• **Data for processing**
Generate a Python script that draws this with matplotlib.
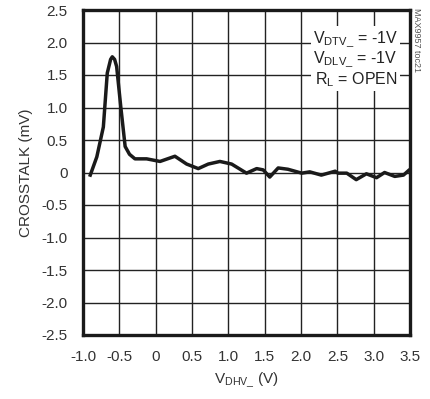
import matplotlib
matplotlib.use("Agg")
import matplotlib.pyplot as plt

plt.rcParams['font.family'] = ['Liberation Sans', 'DejaVu Sans']
plt.rcParams['mathtext.fontset'] = 'custom'
plt.rcParams['mathtext.rm'] = 'Liberation Sans'
plt.rcParams['mathtext.it'] = 'Liberation Sans'
plt.rcParams['mathtext.default'] = 'regular'

x_vals = [-0.90, -0.81, -0.72, -0.666, -0.62, -0.597, -0.565, -0.537, -0.48, -0.42, -0.36, -0.285,
          -0.124, 0.06, 0.265, 0.426, 0.586, 0.724, 0.884, 1.045, 1.25, 1.39, 1.48, 1.57,
          1.686, 1.82, 2.01, 2.12, 2.28, 2.47, 2.51, 2.63, 2.76, 2.90, 3.04, 3.15, 3.29,
          3.41, 3.48]
y_vals = [-0.04, 0.24, 0.70, 1.53, 1.74, 1.78, 1.74, 1.63, 1.01, 0.40, 0.28, 0.21,
          0.21, 0.17, 0.25, 0.13, 0.06, 0.13, 0.17, 0.13, -0.01, 0.06, 0.04, -0.07,
          0.07, 0.05, -0.01, 0.01, -0.04, 0.02, -0.01, -0.01, -0.11, -0.02, -0.08, 0.00, -0.06,
          -0.04, 0.03]

x_ticks = [-1.0, -0.5, 0, 0.5, 1.0, 1.5, 2.0, 2.5, 3.0, 3.5]
x_ticklabels = ['-1.0', '-0.5', '0', '0.5', '1.0', '1.5', '2.0', '2.5', '3.0', '3.5']
y_ticks = [-2.5, -2.0, -1.5, -1.0, -0.5, 0, 0.5, 1.0, 1.5, 2.0, 2.5]
y_ticklabels = ['-2.5', '-2.0', '-1.5', '-1.0', '-0.5', '0', '0.5', '1.0', '1.5', '2.0', '2.5']

fig = plt.figure(figsize=(4.30, 3.99), dpi=100)
ax = fig.add_axes([83/430, 1-335/399, (410-83)/430, (335-10)/399])

ax.plot(x_vals, y_vals, color='#1a1a1a', lw=2.5, solid_joinstyle='round', zorder=3)
ax.set_xlim(-1.0, 3.5)
ax.set_ylim(-2.5, 2.5)
ax.set_xticks(x_ticks)
ax.set_xticklabels(x_ticklabels)
ax.set_yticks(y_ticks)
ax.set_yticklabels(y_ticklabels)
ax.tick_params(axis='y', length=0, labelsize=11, colors='#333333', pad=11)
ax.tick_params(axis='x', length=0, labelsize=11, colors='#333333', pad=11)
ax.grid(True, color='#222222', lw=1.0)
ax.set_axisbelow(True)
for s in ax.spines.values():
    s.set_linewidth(2.4)
    s.set_color('#1a1a1a')

ax.set_ylabel('CROSSTALK (mV)', fontsize=11, color='#333333', labelpad=6)
ax.set_xlabel(r'V$_{DHV\_}$ (V)', fontsize=11, color='#333333', labelpad=5)

txt = r'V$_{DTV\_}$ = -1V' + '\n' + r'V$_{DLV\_}$ = -1V' + '\n' + r'R$_{L}$ = OPEN'
ax.text(3.33, 2.2, txt, fontsize=11.5, color='#222222', ha='right', va='top',
        linespacing=1.05, zorder=4,
        bbox=dict(facecolor='white', edgecolor='none', pad=1.5))

fig.text(417/430, 1-40/399, 'MAX9957 toc21', rotation=270, fontsize=6.5,
         color='#555555', ha='center', va='center')

fig.savefig('out.png', dpi=100)
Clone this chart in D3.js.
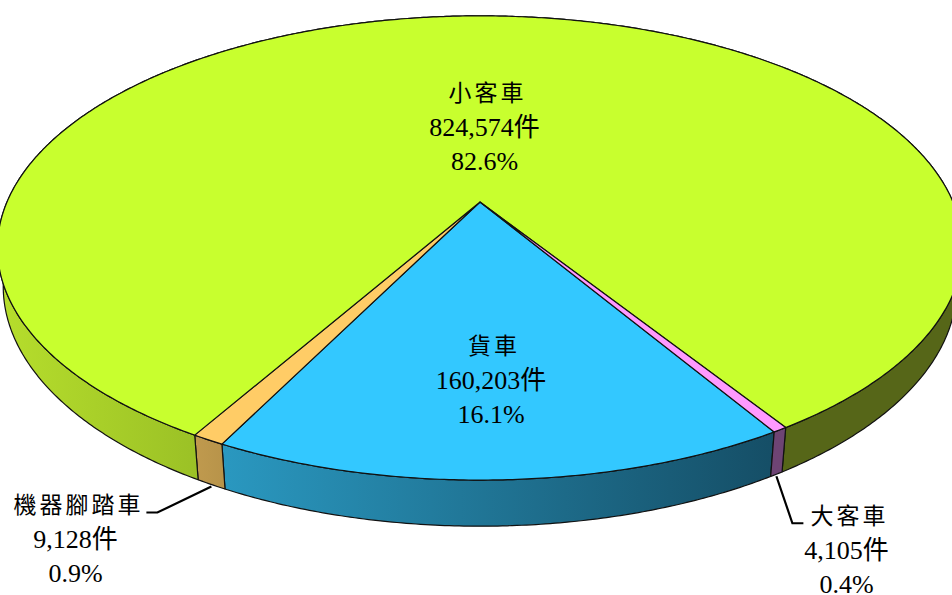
<!DOCTYPE html>
<html>
<head>
<meta charset="utf-8">
<script src="https://cdn.jsdelivr.net/npm/d3@7"></script>
<style>
  html, body { margin: 0; padding: 0; background: #fff; }
  svg { display: block; }
  text { font-family: "Liberation Serif", "Noto Sans CJK TC", serif; font-size: 26px; fill: #000; text-anchor: middle; }
  .name { font-size: 23px; letter-spacing: 3px; }
</style>
</head>
<body>
<div id="chart"></div>
<script>
// data
var names = ["貨車", "機器腳踏車", "小客車", "大客車"];
var counts = [160203, 9128, 824574, 4105];
var percents = ["16.1%", "0.9%", "82.6%", "0.4%"];

// colours, same order as the data
var topColors = ["#33c8ff", "#ffcc66", "#c8ff2e", "#ff99ff"];
var sideStops = [
  ["#2a98c0", "#154e66"],
  ["#c09a4e", "#b8944a"],
  ["#b6de2c", "#566618"],
  ["#6e4474", "#6e4474"]
];

var w = 952, h = 595;
var cx = 480, cy = 202;          // where the slices meet
var A = 473, B = 223, k = 0.198; // perspective of the disk
var depth = 37;                  // thickness of the pie
var start = 148.9 * Math.PI / 180;

// label places
var labelX = [491, 75.5, 484.5, 846.5];
var labelY = [354, 513, 101, 524];
var lineGap = 34.5;

var svg = d3.select("#chart").append("svg")
  .attr("width", w)
  .attr("height", h);

var pie = d3.pie()
  .sort(null)
  .startAngle(start)
  .endAngle(start + 2 * Math.PI);
var arcs = pie(counts);

// disk point to screen, lower = 1 gives the bottom rim
function project(a, r, lower) {
  var x = Math.sin(a) * r;
  var y = -Math.cos(a) * r;
  var d = 1 - k * y;
  return [
    cx + (lower ? 0.988 : 1) * A * x / d,
    cy + (B * y + (lower ? depth : 0)) / d
  ];
}

function samples(a0, a1) {
  var n = Math.max(2, Math.ceil((a1 - a0) * 120));
  return d3.range(n + 1).map(function(i) {
    return a0 + (a1 - a0) * i / n;
  });
}

var line = d3.line();

// gradients for the sides
var defs = svg.append("defs");
arcs.forEach(function(d, i) {
  var g = defs.append("linearGradient")
    .attr("id", "side" + i)
    .attr("gradientUnits", "userSpaceOnUse")
    .attr("x1", i === 2 ? 0 : project(d.endAngle, 1)[0])
    .attr("x2", i === 2 ? w : project(d.startAngle, 1)[0])
    .attr("y1", 0)
    .attr("y2", 0);
  g.append("stop").attr("offset", 0).attr("stop-color", sideStops[i][0]);
  if (i === 2) {
    g.append("stop").attr("offset", 0.2).attr("stop-color", "#9cc226");
    g.append("stop").attr("offset", 0.82).attr("stop-color", "#566618");
  }
  g.append("stop").attr("offset", 1).attr("stop-color", sideStops[i][1]);
});

// sides first, the top covers whatever is at the back
svg.selectAll("path.side")
  .data(arcs)
  .enter()
  .append("path")
  .attr("class", "side")
  .attr("fill", function(d, i) { return "url(#side" + i + ")"; })
  .attr("stroke", "#111")
  .attr("stroke-width", 1.2)
  .attr("stroke-linejoin", "round")
  .attr("d", function(d) {
    var as = samples(d.startAngle, d.endAngle);
    var upper = as.map(function(a) { return project(a, 1, false); });
    var lower = as.slice().reverse().map(function(a) { return project(a, 1, true); });
    return line(upper.concat(lower)) + "Z";
  });

// top of the slices
svg.selectAll("path.slice")
  .data(arcs)
  .enter()
  .append("path")
  .attr("class", "slice")
  .attr("fill", function(d, i) { return topColors[i]; })
  .attr("stroke", "#111")
  .attr("stroke-width", 1.2)
  .attr("stroke-linejoin", "round")
  .attr("d", function(d) {
    var pts = samples(d.startAngle, d.endAngle).map(function(a) { return project(a, 1, false); });
    return line([[cx, cy]].concat(pts)) + "Z";
  });

// leader lines for the two thin slices
function leader(i, dx1, dy1, dx2) {
  var mid = (arcs[i].startAngle + arcs[i].endAngle) / 2;
  var p = project(mid, 1, true);
  var q = [p[0] + dx1, p[1] + dy1];
  svg.append("path")
    .attr("fill", "none")
    .attr("stroke", "#000")
    .attr("stroke-width", 2.2)
    .attr("d", line([[p[0], p[1] + 2], q, [q[0] + dx2, q[1]]]));
}
leader(1, -54, 28, -11);
leader(3, 16, 49, 11);

// labels
names.forEach(function(name, i) {
  var t = svg.append("text").attr("x", labelX[i]).attr("y", labelY[i]);
  t.append("tspan").attr("class", "name").attr("x", labelX[i] + 3).text(name);
  t.append("tspan").attr("x", labelX[i]).attr("dy", lineGap).text(d3.format(",")(counts[i]) + "件");
  t.append("tspan").attr("x", labelX[i]).attr("dy", lineGap).text(percents[i]);
});
</script>
</body>
</html>
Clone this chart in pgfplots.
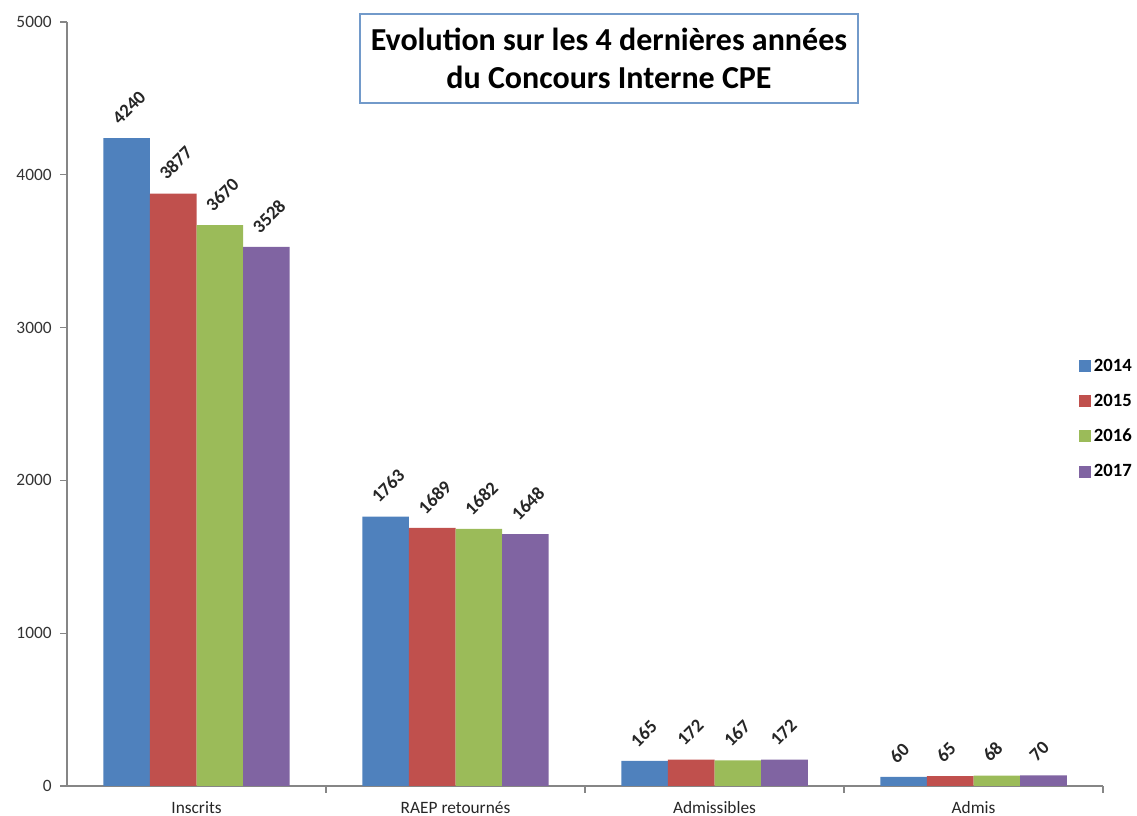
\documentclass[border=0pt]{standalone}
\usepackage{pgfplots}
\pgfplotsset{compat=1.18}
\usepackage{fontspec}
\setmainfont{Carlito}
\definecolor{cA}{HTML}{4F81BD}
\definecolor{cB}{HTML}{C0504D}
\definecolor{cC}{HTML}{9BBB59}
\definecolor{cD}{HTML}{8064A2}
\definecolor{axgray}{HTML}{868686}
\begin{document}
\begin{tikzpicture}
\useasboundingbox (0,0) rectangle (852.75pt,612pt);
\begin{axis}[
  at={(50.25pt,22.5pt)}, anchor=south west,
  scale only axis, width=777pt, height=573pt,
  xmin=-0.5, xmax=3.5, ymin=0, ymax=5000,
  axis x line*=bottom, axis y line*=left,
  axis line style={axgray, line width=0.8pt},
  ytick={0,1000,...,5000},
  xtick={0,1,2,3},
  xticklabels={Inscrits, RAEP retournés, Admissibles, Admis},
  minor xtick={0.5,1.5,2.5,3.5},
  major tick length=5pt, minor tick length=5pt,
  tick align=outside,
  major x tick style={draw=none},
  tick style={axgray, line width=0.8pt},
  /pgf/number format/assume math mode=true,
  /pgf/number format/1000 sep={},
  yticklabel style={font=\fontsize{13}{15}\selectfont, color=black!80, xshift=-3pt},
  xticklabel style={font=\fontsize{13}{15}\selectfont, color=black!85, inner sep=1pt, yshift=-5.5pt},
  bar width=0.18,
  nodes near coords,
  every node near coord/.append style={xshift=-9pt, yshift=12pt, rotate=45, anchor=west,
     font=\fontsize{14}{16}\selectfont\bfseries, color=black!85, inner sep=1pt},
  legend style={at={(0.973,0.566)}, anchor=north west, draw=none, fill=none,
     font=\fontsize{14}{16}\selectfont\bfseries, row sep=11.5pt,
     /tikz/every even column/.append style={column sep=2pt}},
  legend cell align=left,
  legend image code/.code={\fill[#1] (0pt,-4.5pt) rectangle (9pt,4.5pt);},
]
\addplot[ybar, fill=cA, draw=none, bar shift=0] coordinates {(-0.27,4240) (0.73,1763) (1.73,165) (2.73,60)};
\addplot[ybar, fill=cB, draw=none, bar shift=0] coordinates {(-0.09,3877) (0.91,1689) (1.91,172) (2.91,65)};
\addplot[ybar, fill=cC, draw=none, bar shift=0] coordinates {(0.09,3670) (1.09,1682) (2.09,167) (3.09,68)};
\addplot[ybar, fill=cD, draw=none, bar shift=0] coordinates {(0.27,3528) (1.27,1648) (2.27,172) (3.27,70)};
\legend{2014,2015,2016,2017}
\end{axis}
\node[draw=cA!80, line width=0.8pt, fill=white, minimum width=373.5pt, minimum height=66.75pt,
  align=center, inner sep=0pt, font=\fontsize{24}{28.5}\selectfont\bfseries]
  at (456.75pt,568.1pt) {Evolution sur les 4 dernières années\\du Concours Interne CPE};
\end{tikzpicture}
\end{document}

• **Stated exercise**
Identify the lines above that contain the word "chart", then copy them.

• **Answer below**
Clone this chart in D3.js.
<div id="chart"></div>
var svg = d3.select("#chart").append("svg")
Clone this chart in pgfplots.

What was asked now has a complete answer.